Avaya Launches Cost-Cutting SIP Network

Avaya has launched a product which can de-couple applications from companies’ networks, so users can simplify their communications even if they have equipment from multiple vendors

Network giant Avaya has launched a product which uses the SIP telephony protocols to make a neutral layer across enterprise networks, so companies can run applications across multiple vendors’ communications equipment .

The new Avaya Aura architecture, an upgrade to Avaya’s existing products, creates a “orchestration layer” in the network based on SIP – the session initiation protocol standard. “We can eliminate all the complexity of large multivendor IP networks, and let SIP take over the centralised management of applications and devices,” said Jirina Yates, Avaya’s marketing director for EMEA. “It will enable you to consolidate your network.”

“This will revolutionise enterprise communications,” said Yates. “Because it separates the applications form the infrastructure, and brings carrier-grade SIP into the enterprise, it lets the business become a service provider for its users.”

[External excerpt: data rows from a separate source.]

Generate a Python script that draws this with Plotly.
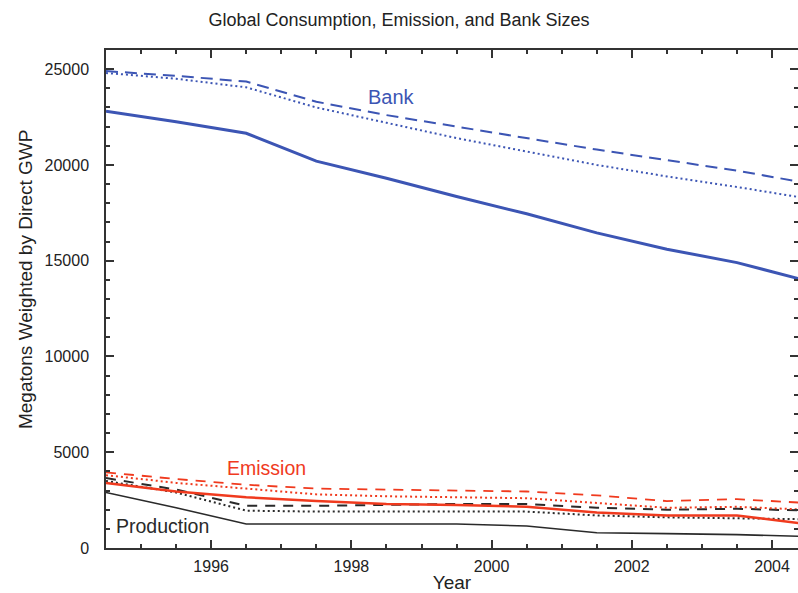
import plotly.graph_objects as go

years = [1994.5, 1995.5, 1996.5, 1997.5, 1998.5, 1999.5, 2000.5, 2001.5, 2002.5, 2003.5, 2004.5]

bank_solid = [22800, 22250, 21650, 20200, 19300, 18350, 17450, 16450, 15600, 14900, 13950]
bank_dash = [24900, 24650, 24350, 23300, 22600, 22000, 21400, 20800, 20250, 19700, 19050]
bank_dot = [24800, 24500, 24050, 23000, 22200, 21400, 20700, 20000, 19400, 18850, 18250]

emis_solid = [3400, 2950, 2650, 2450, 2300, 2250, 2150, 1850, 1700, 1700, 1250]
emis_dash = [3950, 3600, 3300, 3100, 3050, 3000, 2950, 2750, 2450, 2550, 2350]
emis_dot = [3800, 3400, 3100, 2800, 2700, 2650, 2600, 2350, 2100, 2150, 2000]

prod_solid = [2900, 2100, 1250, 1250, 1250, 1250, 1150, 800, 750, 700, 600]
prod_dash = [3650, 3050, 2200, 2200, 2250, 2300, 2300, 2100, 2000, 2050, 1950]
prod_dot = [3500, 2900, 1950, 1900, 1900, 1900, 1900, 1700, 1600, 1550, 1500]

BLUE = "#3c55b4"
RED = "#f03a1e"
BLACK = "#2a2a2a"

fig = go.Figure()

def add(y, color, width, dash):
    fig.add_trace(go.Scatter(x=years, y=y, mode="lines",
                             line=dict(color=color, width=width, dash=dash),
                             showlegend=False, hoverinfo="skip"))

add(prod_solid, BLACK, 1.6, "solid")
add(prod_dot, BLACK, 2, "2px,3px")
add(prod_dash, BLACK, 2, "10px,8px")
add(emis_solid, RED, 2.5, "solid")
add(emis_dot, RED, 2, "2px,3px")
add(emis_dash, RED, 1.8, "10px,8px")
add(bank_solid, BLUE, 3, "solid")
add(bank_dot, BLUE, 2, "2px,3px")
add(bank_dash, BLUE, 2, "12px,7px")

FONT = "Liberation Sans, Arial, sans-serif"

fig.add_annotation(x=1998.57, y=23550, text="Bank", showarrow=False,
                   font=dict(family=FONT, size=20, color=BLUE))
fig.add_annotation(x=1996.79, y=4180, text="Emission", showarrow=False,
                   font=dict(family=FONT, size=19.5, color=RED))
fig.add_annotation(x=1995.31, y=1150, text="Production", showarrow=False,
                   font=dict(family=FONT, size=19.5, color=BLACK))
# y-axis title (placed as annotation to match the reference's offset)
fig.add_annotation(xref="paper", yref="paper", x=-81 / 692, y=0.54,
                   text="Megatons Weighted by Direct GWP", textangle=-90,
                   showarrow=False, xanchor="center", yanchor="middle",
                   font=dict(family=FONT, size=19, color="#222"))

fig.update_layout(
    width=798, height=593,
    margin=dict(l=106, r=0, t=50, b=45),
    paper_bgcolor="white", plot_bgcolor="white",
    font=dict(family=FONT, color="#222222"),
    title=dict(text="Global Consumption, Emission, and Bank Sizes",
               x=0.5, xref="container", xanchor="center",
               y=0.966, yref="container", yanchor="middle",
               font=dict(family=FONT, size=18, color="#222222")),
)

fig.update_xaxes(
    range=[1994.5, 2004.37],
    automargin=False,
    tickvals=[1996, 1998, 2000, 2002, 2004],
    ticks="inside", ticklen=8, tickwidth=1.5, tickcolor="#333",
    minor=dict(dtick=0.5, tick0=1994.5, ticks="inside", ticklen=4, tickwidth=1.5, tickcolor="#333"),
    showline=True, linecolor="#333", linewidth=1.5, mirror="ticks",
    showgrid=False, zeroline=False,
    ticklabelstandoff=3,
    tickfont=dict(family=FONT, size=16, color="#222"),
    title=dict(text="Year", font=dict(family=FONT, size=19, color="#222"), standoff=10),
)
fig.update_yaxes(
    range=[0, 26000],
    automargin=False,
    tickvals=[0, 5000, 10000, 15000, 20000, 25000],
    tickformat="d",
    ticks="inside", ticklen=8, tickwidth=1.5, tickcolor="#333",
    minor=dict(dtick=1000, tick0=0, ticks="inside", ticklen=4, tickwidth=1.5, tickcolor="#333"),
    showline=True, linecolor="#333", linewidth=1.5, mirror="ticks",
    showgrid=False, zeroline=False,
    ticklabelstandoff=12,
    tickfont=dict(family=FONT, size=16, color="#222"),
)

fig.write_html("out.html")
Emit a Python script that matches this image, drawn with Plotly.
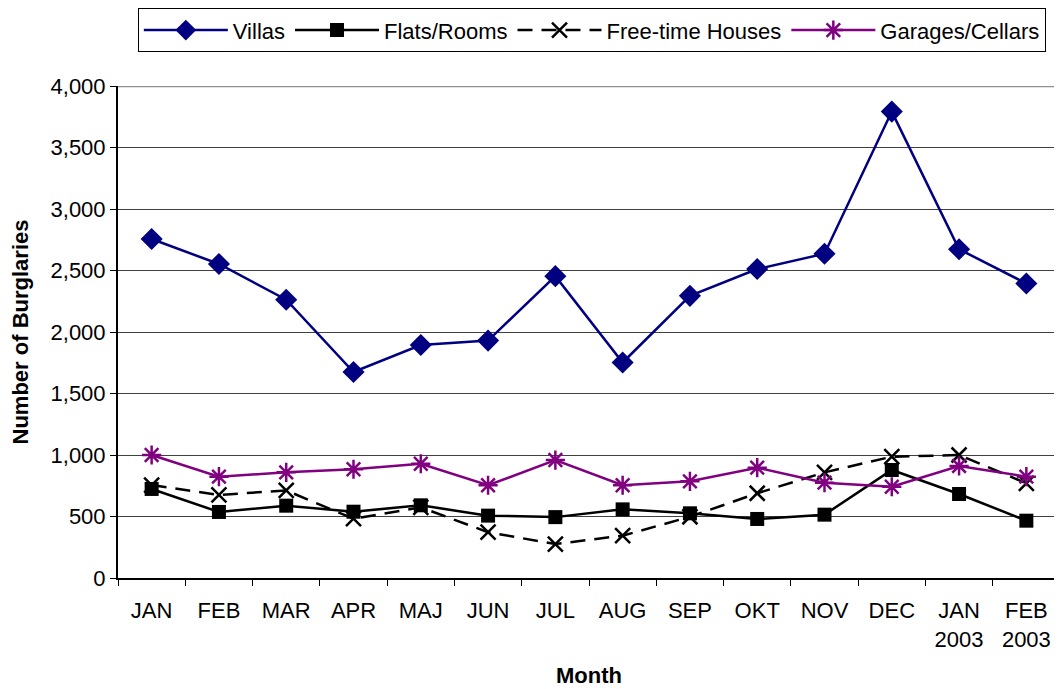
import plotly.graph_objects as go

months = ["JAN", "FEB", "MAR", "APR", "MAJ", "JUN", "JUL", "AUG", "SEP", "OKT",
          "NOV", "DEC", "JAN<br>2003", "FEB<br>2003"]
villas = [2756, 2553, 2262, 1675, 1894, 1930, 2454, 1752, 2294, 2512, 2636, 3792, 2673, 2394]
flats = [724, 537, 588, 539, 591, 507, 495, 558, 526, 480, 515, 878, 683, 466]
freetime = [756, 675, 712, 482, 575, 372, 276, 344, 498, 689, 859, 986, 1000, 770]
garages = [1000, 824, 859, 884, 929, 754, 959, 754, 786, 897, 775, 742, 911, 824]

fig = go.Figure()
fig.add_trace(go.Scatter(x=months, y=villas, name="Villas", mode="lines+markers",
                         line=dict(color="#000080", width=2.5),
                         marker=dict(symbol="diamond", size=17, color="#000080")))
fig.add_trace(go.Scatter(x=months, y=flats, name="Flats/Rooms", mode="lines+markers",
                         line=dict(color="black", width=2.5),
                         marker=dict(symbol="square", size=14, color="black")))
fig.add_trace(go.Scatter(x=months, y=freetime, name="Free-time Houses", mode="lines+markers",
                         line=dict(color="black", width=2.5, dash="15px,9px"),
                         marker=dict(symbol="x-thin-open", size=15, color="black",
                                     line=dict(color="black", width=2.5))))
fig.add_trace(go.Scatter(x=months, y=garages, name="Garages/Cellars", mode="lines+markers",
                         line=dict(color="#800080", width=2.5),
                         marker=dict(symbol="asterisk-open", size=16, color="#800080",
                                     line=dict(color="#800080", width=2.5))))

fig.update_layout(
    width=1054, height=681,
    margin=dict(l=110, r=2, t=78, b=111, autoexpand=False),
    paper_bgcolor="white", plot_bgcolor="white",
    font=dict(family="Liberation Sans, Arial, sans-serif", size=22, color="black"),
    showlegend=True,
    legend=dict(orientation="h", x=0.503, xanchor="center", y=1.158, yanchor="top",
                bordercolor="black", borderwidth=1, bgcolor="white",
                font=dict(size=22), itemwidth=84, tracegroupgap=0),
    xaxis=dict(type="category", range=[-0.5, 13.5], showline=True, linecolor="black",
               linewidth=2, ticks="outside", tickson="boundaries", ticklen=6,
               tickcolor="black", showgrid=False, automargin=False, ticklabelstandoff=12),
    yaxis=dict(range=[0, 4000], tickvals=[0, 500, 1000, 1500, 2000, 2500, 3000, 3500, 4000],
               tickformat=",d", showline=True, linecolor="black", linewidth=2,
               ticks="outside", ticklen=6, tickcolor="black", automargin=False,
               showgrid=True, gridcolor="#404040", gridwidth=1, zeroline=False,
               title=dict(text="<b>Number of Burglaries</b>", font=dict(size=22), standoff=20)),
    annotations=[dict(text="<b>Month</b>", xref="paper", yref="paper", x=0.5, y=-0.199,
                      xanchor="center", yanchor="middle", showarrow=False,
                      font=dict(size=22))],
)
fig.add_shape(type="line", xref="paper", yref="y", x0=0, x1=1, y0=4000, y1=4000,
              line=dict(color="#909090", width=2.5))

fig.write_html("out.html")
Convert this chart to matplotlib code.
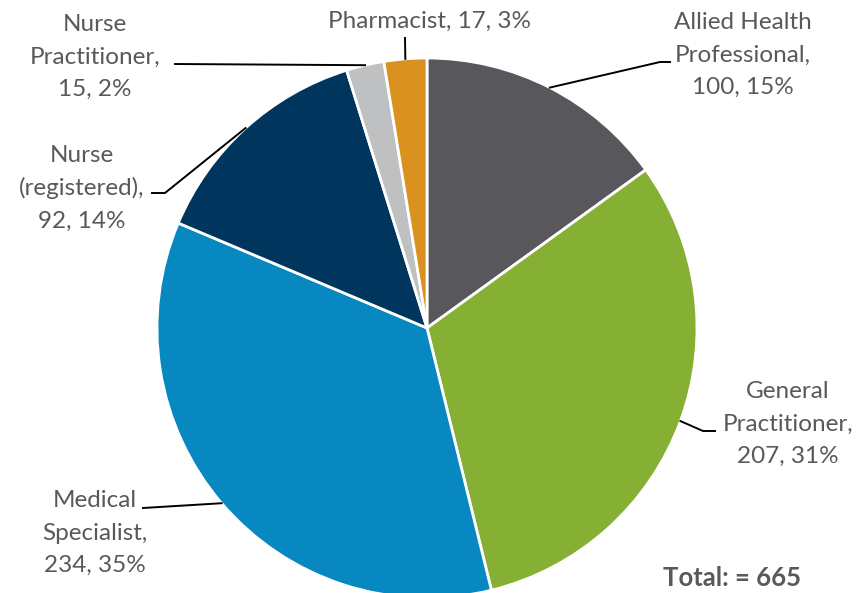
import numpy as np
import matplotlib
matplotlib.use('Agg')
import matplotlib.pyplot as plt

categories = ['Allied Health\nProfessional', 'General\nPractitioner', 'Medical\nSpecialist',
              'Nurse\n(registered)', 'Nurse\nPractitioner', 'Pharmacist']
values = [100, 207, 234, 92, 15, 17]
percents = ['15%', '31%', '35%', '14%', '2%', '3%']
colors = ['#58585c', '#86b034', '#0888c0', '#00365e', '#bec0c2', '#db911f']

# label text position (center) and elbow of leader line, in pixel coords
label_pos = [(743, 55), (788, 424), (95, 533), (82, 188), (95, 57), (430, 21)]
elbows = [[(660, 62), (670, 62)], [(703, 431), (715, 431)], [(143, 508)],
          [(165, 193), (152, 193)], [(175, 64)], [(405, 38)]]

plt.rcParams['font.family'] = ['Lato', 'DejaVu Sans']

fig = plt.figure(figsize=(8.6, 5.93), dpi=100)
ax = fig.add_axes([0, 0, 1, 1])

cx, cy, r = 427, 328, 270
ax.pie(values, colors=colors, center=(cx, cy), radius=r, startangle=-90,
       counterclock=True, wedgeprops=dict(edgecolor='white', linewidth=2),
       frame=True)
ax.set_xlim(0, 860)
ax.set_ylim(593, 0)
ax.set_aspect('equal')
ax.axis('off')

total = sum(values)
cum = np.cumsum(values) - np.array(values) / 2
for i, name in enumerate(categories):
    th = np.deg2rad(-90 + 360 * cum[i] / total)
    edge_pt = (cx + r * np.cos(th), cy + r * np.sin(th))
    pts = [edge_pt] + elbows[i]
    ax.plot([p[0] for p in pts], [p[1] for p in pts], color='black', lw=1.4)
    if name == 'Pharmacist':
        txt = f'{name}, {values[i]}, {percents[i]}'
    else:
        txt = f'{name},\n{values[i]}, {percents[i]}'
    ax.text(label_pos[i][0], label_pos[i][1], txt, ha='center', va='center',
            multialignment='center', fontsize=17.5, color='#595959', linespacing=1.65)

ax.text(732, 578, 'Total: = 665', ha='center', va='center', fontsize=18.5,
        fontweight='bold', color='#595959')

plt.savefig('out.png', dpi=100)
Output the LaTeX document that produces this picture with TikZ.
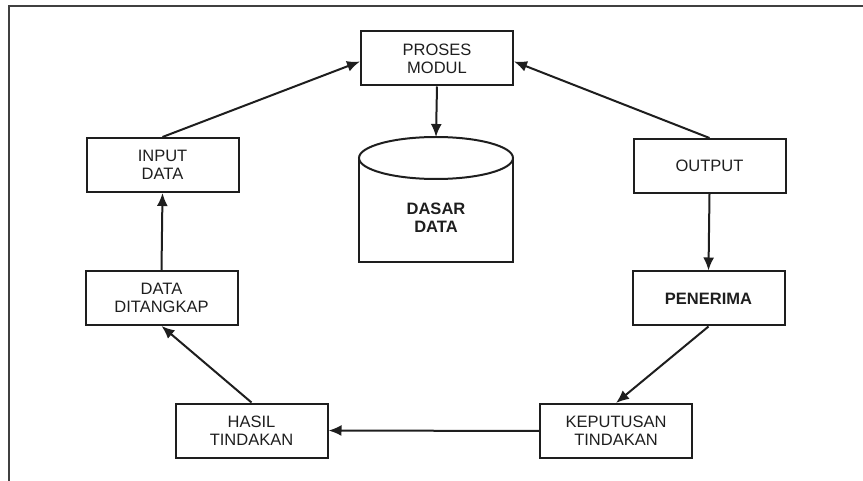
\documentclass[tikz,border=0pt]{standalone}
\usepackage{fontspec}
\setmainfont{Liberation Sans}
\usetikzlibrary{arrows.meta, calc}
\definecolor{inkgray}{RGB}{30,30,30}

\begin{document}
\begin{tikzpicture}[x=1pt, y=-1pt,
    box/.style={draw=inkgray, line width=2pt, rectangle, minimum width=152pt, minimum height=54pt,
        align=center, text=inkgray, font=\fontsize{16.5}{18}\selectfont},
    flow/.style={-{Latex[length=13pt, width=11pt]}, line width=2pt, draw=inkgray}]
    \useasboundingbox (0,0) rectangle (863,481);

    % frame
    \draw[line width=1.6pt, draw=black!75] (9,481) -- (9,6) -- (863,6);

    % Proses modul
    \node[box] (proses) at (437,58.5) {PROSES\\MODUL};

    % Dasar data (cylinder)
    \draw[line width=2pt, draw=inkgray] (359,158) -- (359,262) -- (513,262) -- (513,158);
    \draw[line width=2pt, draw=inkgray, fill=white] (436,158) ellipse (77 and 21);
    \coordinate (dbtop) at (436,137);
    \node[align=center, text=inkgray, font=\fontsize{16.5}{18}\selectfont\bfseries] (dasar) at (436,218) {DASAR\\DATA};

    % Left column
    \node[box] (input) at (162.5,165) {INPUT\\DATA};
    \node[box] (ditangkap) at (161.5,298) {DATA\\DITANGKAP};

    % Right column
    \node[box] (output) at (709.5,166) {OUTPUT};
    \node[box, font=\fontsize{16.5}{18}\selectfont\bfseries] (penerima) at (708.5,298.5) {PENERIMA};

    % Bottom row
    \node[box] (hasil) at (251.5,430.5) {HASIL\\TINDAKAN};
    \node[box] (keputusan) at (616,431) {KEPUTUSAN\\TINDAKAN};

    % Arrows round the cycle
    \draw[flow] (input.north) -- ($(proses.west)+(0,3)$);
    \draw[flow] (output.north) -- ($(proses.east)+(0,3)$);
    \draw[flow] (proses.south) -- (dbtop);
    \draw[flow] (output.south) -- (penerima.north);
    \draw[flow] (penerima.south) -- (keputusan.north);
    \draw[flow] (keputusan.west) -- (hasil.east);
    \draw[flow] (hasil.north) -- (ditangkap.south);
    \draw[flow] (ditangkap.north) -- (input.south);
\end{tikzpicture}
\end{document}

Tactics like least-cost routing, where calls are made using the corporate IP network and use the public phone network only when necessary have been costly and complex to implement, but would become easier using Aura, she said.

“The immediate and radical benefit is cost-savings,” she said. “You can consolidate the network, connecting your legacy estate – as long as it speaks SIP – without having to replace it.” This will allow companies to implement one-dial plans, without the complexity of administering many different PBXs, she said. “Least-cost routing has been too much of a drain in IT resources, and has been perceived as not worth doing,” she said. “Now it can have a payback time within a budget year.”

Operators themselves are pursuing a similar strategy she said, decoupling IP applications from the network – in their case using the IP Multimedia Subsystem (IMS). In Avaya Aura, the layer is provided by a session manager program, which will be included with Avaya products.

Skype adopted SIP earlier this month, demonstrating the protocol’s popularity, said Yates. Skype’s new beta software allows the Skype client to connect to corporate PBXs, and would allow Avaya’s Aura to support Skype as an application on a corporate network.

Avaya’s main rivals in unified communications, Nortel and Siemens, both upgraded their products this month, but the changes amount to adding features to their own products, said Yates.

“We are the first to separate applications from infrastructure,” said Yates. “The first customers will be large companies as this can extend to 250,000 users on 25,000 sites.” It could also work for smaller companies, and service providers could use it to deliver applications too, she said.